Delicious baked chicken wings with a unique tingly flavor from Szechuan peppercorns, perfect as an appetizer or for game day.
Prep Time 15 minutes
Cook Time 40 minutes
Total Time 55 minutes
Course Appetizer
Cuisine Chinese
Servings 4 servings
Calories 350 kcal

Ingredients
  

  • 2 pounds chicken wings the flat parts and the drumsticks
  • 1 tablespoon of Szechuan peppercorns
  • 1 teaspoon of ground cumin
  • 1 teaspoon of garlic powder
  • 1 teaspoon of onion powder
  • 1/2 teaspoon of salt
  • 1/4 teaspoon of black pepper
  • 2 tablespoons of soy sauce
  • 1 tablespoon of honey
  • 1 tablespoon of rice vinegar
  • 1 teaspoon of sesame oil
  • 1/2 teaspoon of chili flakes optional
  • Green Onions for garnish optional

Instructions
 

  • Preheat oven to 400°F (200°C).
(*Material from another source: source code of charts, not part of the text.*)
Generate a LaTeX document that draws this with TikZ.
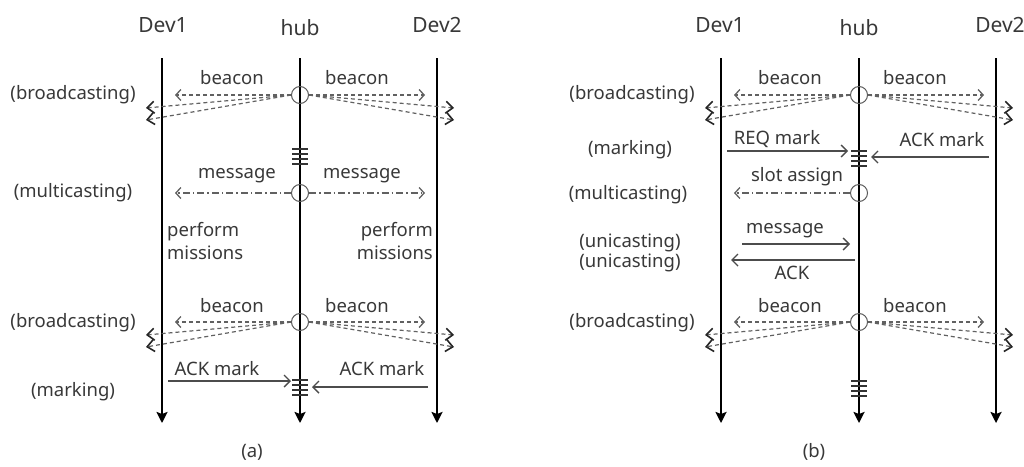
\documentclass[tikz,border=0pt]{standalone}
\usepackage{fontspec}
\setmainfont{Noto Sans}
\usetikzlibrary{arrows.meta}
\tikzset{
 life/.style={line width=2.6pt, -{Stealth[length=11pt,width=11pt,inset=2pt]}},
 msg/.style={draw=black!70, line width=1.5pt, -{Straight Barb[length=6pt,width=12pt,line width=1.4pt]}},
 bcn/.style={draw=black!62, line width=1.2pt, dash pattern=on 4pt off 3pt, -{Straight Barb[length=5pt,width=11pt,line width=1.3pt]}},
 bfan/.style={draw=black!62, line width=1.2pt, dash pattern=on 4pt off 3pt, -{Straight Barb[length=7pt,width=12pt,line width=1.6pt,color=black!85]}},
 mcast/.style={draw=black!62, line width=1.2pt, dash pattern=on 7pt off 3pt on 1.5pt off 3pt, -{Straight Barb[length=5pt,width=11pt,line width=1.3pt]}},
 hubcirc/.style={circle, draw=black!65, line width=1pt, minimum size=17pt, inner sep=0pt},
 lbl/.style={font=\fontsize{18.5}{22}\selectfont, inner sep=0pt, text=black!78},
 head/.style={font=\fontsize{21}{25}\selectfont, inner sep=0pt, text=black!78},
 tick/.style={line width=1.2pt, draw=black!80},
}
\newcommand\burst[3]{% name, hub x, y
 \node[hubcirc] (#1) at (#2,#3) {};
 \coordinate (#1L0) at (#2-125,#3);
 \coordinate (#1L1) at (#2-154,#3+13);
 \coordinate (#1L2) at (#2-154,#3+25);
 \coordinate (#1R0) at (#2+125,#3);
 \coordinate (#1R1) at (#2+154,#3+13);
 \coordinate (#1R2) at (#2+154,#3+25);
 \draw[bcn] (#1.west) -- (#1L0);
 \draw[bfan] (#1.west) -- (#1L1);
 \draw[bfan] (#1.west) -- (#1L2);
 \draw[bcn] (#1.east) -- (#1R0);
 \draw[bfan] (#1.east) -- (#1R1);
 \draw[bfan] (#1.east) -- (#1R2);
}
\newcommand\ticks[2]{% hub x, top y
 \foreach \k in {0,...,3} \draw[tick] (#1-8,#2+\k*5) -- (#1+8,#2+\k*5);
}
\begin{document}
\begin{tikzpicture}[x=1pt,y=-1pt]
\useasboundingbox (0,0) rectangle (1024,466);
% ---------- panel (a) ----------
\node[head] (aD1) at (163,25) {Dev1};
\node[head] (aH) at (300,28) {hub};
\node[head] (aD2) at (437,25) {Dev2};
\coordinate (aD1t) at (162,58); \coordinate (aD1b) at (162,423);
\coordinate (aHt) at (300,58); \coordinate (aHb) at (300,423);
\coordinate (aD2t) at (437,58); \coordinate (aD2b) at (437,423);
\draw[life] (aD1t) -- (aD1b);
\draw[life] (aHt) -- (aHb);
\draw[life] (aD2t) -- (aD2b);

\node[lbl] (aL1) at (73,95) {(broadcasting)};
\node[lbl] (aL2) at (73,193) {(multicasting)};
\node[lbl] (aL3) at (73,323) {(broadcasting)};
\node[lbl] (aL4) at (73,392) {(marking)};

\burst{ab1}{300}{95}
\node[lbl] (ab1t1) at (232,78) {beacon};
\node[lbl] (ab1t2) at (357,78) {beacon};
\ticks{300}{149}

\node[hubcirc] (am) at (300,193) {};
\coordinate (amL) at (175,193); \coordinate (amR) at (425,193);
\draw[mcast] (am.west) -- (amL);
\draw[mcast] (am.east) -- (amR);
\node[lbl] (amt1) at (237,176) {message};
\node[lbl] (amt2) at (362,176) {message};

\node[lbl, anchor=west] (ap1) at (167,232) {perform};
\node[lbl, anchor=west] (ap2) at (167,253) {missions};
\node[lbl, anchor=east] (ap3) at (433,232) {perform};
\node[lbl, anchor=east] (ap4) at (433,253) {missions};

\burst{ab2}{300}{322}
\node[lbl] (ab2t1) at (232,306) {beacon};
\node[lbl] (ab2t2) at (357,306) {beacon};
\ticks{300}{380}

\coordinate (aa1s) at (168,381); \coordinate (aa1e) at (291,381);
\coordinate (aa2s) at (428,387); \coordinate (aa2e) at (312,387);
\draw[msg] (aa1s) -- (aa1e);
\draw[msg] (aa2s) -- (aa2e);
\node[lbl] (aa1t) at (217,369) {ACK mark};
\node[lbl] (aa2t) at (382,369) {ACK mark};

\node[lbl] (acap) at (252,452) {(a)};

% ---------- panel (b) ----------
\node[head] (bD1) at (720,25) {Dev1};
\node[head] (bH) at (859,28) {hub};
\node[head] (bD2) at (1000,25) {Dev2};
\coordinate (bD1t) at (721,58); \coordinate (bD1b) at (721,423);
\coordinate (bHt) at (859,58); \coordinate (bHb) at (859,423);
\coordinate (bD2t) at (996,58); \coordinate (bD2b) at (996,423);
\draw[life] (bD1t) -- (bD1b);
\draw[life] (bHt) -- (bHb);
\draw[life] (bD2t) -- (bD2b);

\node[lbl] (bL1) at (632,95) {(broadcasting)};
\node[lbl] (bL2) at (630,150) {(marking)};
\node[lbl] (bL3) at (628,195) {(multicasting)};
\node[lbl] (bL4) at (630,243) {(unicasting)};
\node[lbl] (bL5) at (630,263) {(unicasting)};
\node[lbl] (bL6) at (632,323) {(broadcasting)};

\burst{bb1}{859}{95}
\node[lbl] (bb1t1) at (790,78) {beacon};
\node[lbl] (bb1t2) at (915,78) {beacon};

\coordinate (bq1s) at (727,151); \coordinate (bq1e) at (848,151);
\coordinate (bq2s) at (989,157); \coordinate (bq2e) at (871,157);
\draw[msg] (bq1s) -- (bq1e);
\draw[msg] (bq2s) -- (bq2e);
\node[lbl] (bq1t) at (777,139) {REQ mark};
\node[lbl] (bq2t) at (942,140) {ACK mark};
\ticks{859}{151}

\node[hubcirc] (bm) at (859,193) {};
\coordinate (bmL) at (734,193);
\draw[mcast] (bm.west) -- (bmL);
\node[lbl] (bmt) at (797,177) {slot assign};

\coordinate (bu1s) at (742,244); \coordinate (bu1e) at (850,244);
\coordinate (bu2s) at (855,260); \coordinate (bu2e) at (731,260);
\draw[msg] (bu1s) -- (bu1e);
\draw[msg] (bu2s) -- (bu2e);
\node[lbl] (bu1t) at (785,231) {message};
\node[lbl] (bu2t) at (792,273) {ACK};

\burst{bb2}{859}{322}
\node[lbl] (bb2t1) at (790,306) {beacon};
\node[lbl] (bb2t2) at (915,306) {beacon};
\ticks{859}{381}

\node[lbl] (bcap) at (814,452) {(b)};
\end{tikzpicture}
\end{document}
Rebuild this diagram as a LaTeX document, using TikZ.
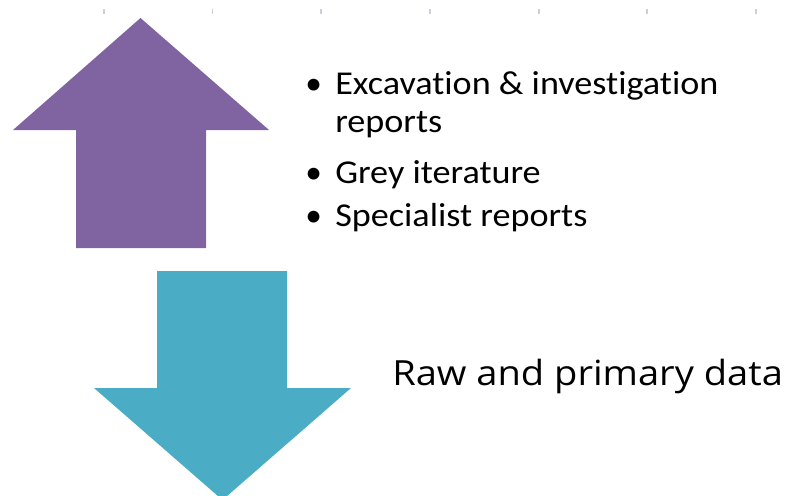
\documentclass[tikz,border=0pt]{standalone}
\usepackage{graphicx}
\usepackage{fontspec}
\setmainfont{Carlito}[Ligatures=NoCommon]
\newfontfamily\rawfont{Open Sans}
\definecolor{upcolor}{HTML}{8064A2}
\definecolor{downcolor}{HTML}{4BACC6}
\definecolor{tickcolor}{HTML}{C9D0DD}
% slightly widened list type
\newcommand{\widetext}[1]{\scalebox{1.085}[1]{#1}}
\begin{document}
\begin{tikzpicture}[x=0.75pt,y=-0.75pt,
  upfill/.style={fill=upcolor},
  downfill/.style={fill=downcolor},
  tickmark/.style={draw=tickcolor,line width=0.8pt},
  listtext/.style={anchor=base west,inner sep=0pt,font=\fontsize{25}{30}\selectfont},
  bulletmark/.style={anchor=base west,inner sep=0pt,font=\fontsize{25}{30}\selectfont},
  labeltext/.style={anchor=base west,inner sep=0pt,font=\rawfont\fontsize{26}{31}\selectfont}]
\useasboundingbox (0,0) rectangle (793,496);
\clip (0,0) rectangle (793,496);
% ruler ticks along the top
\foreach \x in {104,212.5,321,430,539,647,756}
  \draw[tickmark] (\x,9) -- (\x,14);
% upward block arrow
\fill[upfill] (140.5,18) -- (269,130) -- (206,130) -- (206,248) -- (76,248)
  -- (76,130) -- (13,130) -- cycle;
% downward block arrow
\fill[downfill] (157,271) -- (287,271) -- (287,388) -- (351,388) -- (222.5,500)
  -- (94,388) -- (157,388) -- cycle;
% bullet list
\node[bulletmark] (b1) at (305,94) {•};
\node[listtext] (l1) at (335,94) {\widetext{Excavation \& investigation}};
\node[listtext] (l1b) at (335,132) {\widetext{reports}};
\node[bulletmark] (b2) at (305,183) {•};
\node[listtext] (l2) at (335,183) {\widetext{Grey iterature}};
\node[bulletmark] (b3) at (305,226) {•};
\node[listtext] (l3) at (335,226) {\widetext{Specialist reports}};
% label beside the downward arrow
\node[labeltext] (raw) at (392,385) {\resizebox{293pt}{\height}{Raw and primary data}};
\end{tikzpicture}
\end{document}
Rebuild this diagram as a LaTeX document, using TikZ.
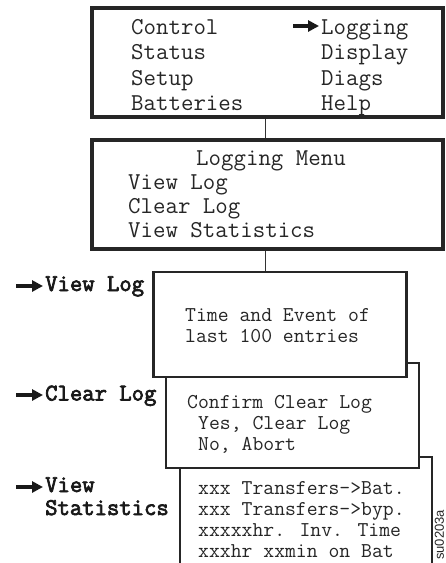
\documentclass[tikz,border=0pt]{standalone}
\usepackage{fontspec}
\newfontfamily\tagsans{Liberation Sans}
\newfontfamily\lblfont{Latin Modern Mono}[FakeBold=3]
\usetikzlibrary{arrows.meta}
\begin{document}
\begin{tikzpicture}[x=1pt,y=-1pt,
 bigbox/.style={draw=black!85, line width=3.3pt, fill=white, inner sep=0pt, rectangle},
 smallbox/.style={draw=black!85, line width=2.3pt, fill=white, inner sep=0pt, rectangle},
 bigtxt/.style={anchor=base west, inner sep=0pt, text=black!85, font=\ttfamily\fontsize{24.2}{27}\selectfont},
 smalltxt/.style={anchor=base west, inner sep=0pt, text=black!85, font=\ttfamily\fontsize{21.1}{24}\selectfont},
 lbl/.style={anchor=base west, inner sep=0pt, text=black!90, font=\lblfont\fontsize{24}{27}\selectfont},
 pointer/.style={line width=4pt, black!90, -{Triangle[length=11pt,width=11pt]}},
 link/.style={line width=1pt, black!80}]
\useasboundingbox (0,0) rectangle (446,563);
% boxes (back to front)
\node[smallbox, minimum width=252pt, minimum height=143pt] (b5) at (306,528.5) {};
\node[smallbox, minimum width=253pt, minimum height=105pt] (b4) at (292.5,415.5) {};
\node[smallbox, minimum width=253pt, minimum height=105pt] (b3) at (280,324.5) {};
\node[bigbox, minimum width=351pt, minimum height=109pt] (b1) at (267.5,62.5) {};
\node[bigbox, minimum width=351pt, minimum height=109pt] (b2) at (267.5,194.5) {};
% connectors
\coordinate (lx) at (265,0);
\draw[link] (b1.south -| lx) -- (b2.north -| lx);
\draw[link] (b2.south -| lx) -- (b3.north -| lx);
% main menu
\node[bigtxt] (t1) at (131,34) {Control};
\node[bigtxt] (t2) at (131,59.5) {Status};
\node[bigtxt] (t3) at (131,85) {Setup};
\node[bigtxt] (t4) at (131,110) {Batteries};
\node[bigtxt] (t5) at (321,34) {Logging};
\node[bigtxt] (t6) at (321,59.5) {Display};
\node[bigtxt] (t7) at (321,85) {Diags};
\node[bigtxt] (t8) at (321,110) {Help};
\coordinate (pa1) at (293,26);
\coordinate (pb1) at (319,26);
\draw[pointer] (pa1) -- (pb1);
% logging menu
\node[bigtxt] (m1) at (196,165) {Logging Menu};
\node[bigtxt] (m2) at (128,189.5) {View Log};
\node[bigtxt] (m3) at (128,213.5) {Clear Log};
\node[bigtxt] (m4) at (128,237) {View Statistics};
% view log box
\node[smalltxt] (v1) at (185,321.5) {Time and Event of};
\node[smalltxt] (v2) at (185,342) {last 100 entries};
% clear log box
\node[smalltxt] (c1) at (187,408) {Confirm Clear Log};
\node[smalltxt] (c2) at (198,429) {Yes, Clear Log};
\node[smalltxt] (c3) at (198,450) {No, Abort};
% statistics box
\node[smalltxt] (s1) at (198,494) {xxx Transfers->Bat.};
\node[smalltxt] (s2) at (198,515) {xxx Transfers->byp.};
\node[smalltxt] (s3) at (198,536) {xxxxxhr. Inv. Time};
\node[smalltxt] (s4) at (198,557) {xxxhr xxmin on Bat};
% left labels
\node[lbl] (l1) at (45,291) {View Log};
\node[lbl] (l2) at (45,400.5) {Clear Log};
\node[lbl] (l3) at (45,492) {View};
\node[lbl] (l4) at (45,515) {Statistics};
\coordinate (pa2) at (16,286);
\coordinate (pb2) at (43,286);
\coordinate (pa3) at (16,395);
\coordinate (pb3) at (43,395);
\coordinate (pa4) at (16,487);
\coordinate (pb4) at (43,487);
\draw[pointer] (pa2) -- (pb2);
\draw[pointer] (pa3) -- (pb3);
\draw[pointer] (pa4) -- (pb4);
% figure tag
\node[inner sep=0pt, rotate=90, text=black!85, font=\tagsans\fontsize{13}{15}\selectfont] (tag) at (439.5,535) {su0203a};
\end{tikzpicture}
\end{document}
Put parchment paper on a baking sheet.
  • Put the Szechuan peppercorns in a pan on medium heat. Cook for 2-3 minutes, shaking the pan sometimes, until they smell good.
  • Let the peppercorns cool down a bit. Then, grind them up using a spice grinder or a mortar and pestle.
  • In a big bowl, mix the ground Szechuan peppercorns, cumin, garlic powder, onion powder, salt, and black pepper. Put the chicken wings in the bowl and mix them around until they're all covered in the spices.
  • Put the wings on the baking sheet in a single layer. Bake them for 35-40 minutes. Flip them over halfway through. They're done when they're brown and the inside temperature is 165°F (74°C).
  • While the wings are baking, make the sauce. In a small bowl, mix the soy sauce, honey, rice vinegar, sesame oil, and chili flakes (if you're using them).
  • When the wings are done, take them out of the oven. Put them in a clean bowl and pour the sauce on top. Mix them up until they're all covered in sauce.
  • Garnish with chopped green onions on top and serve immediately.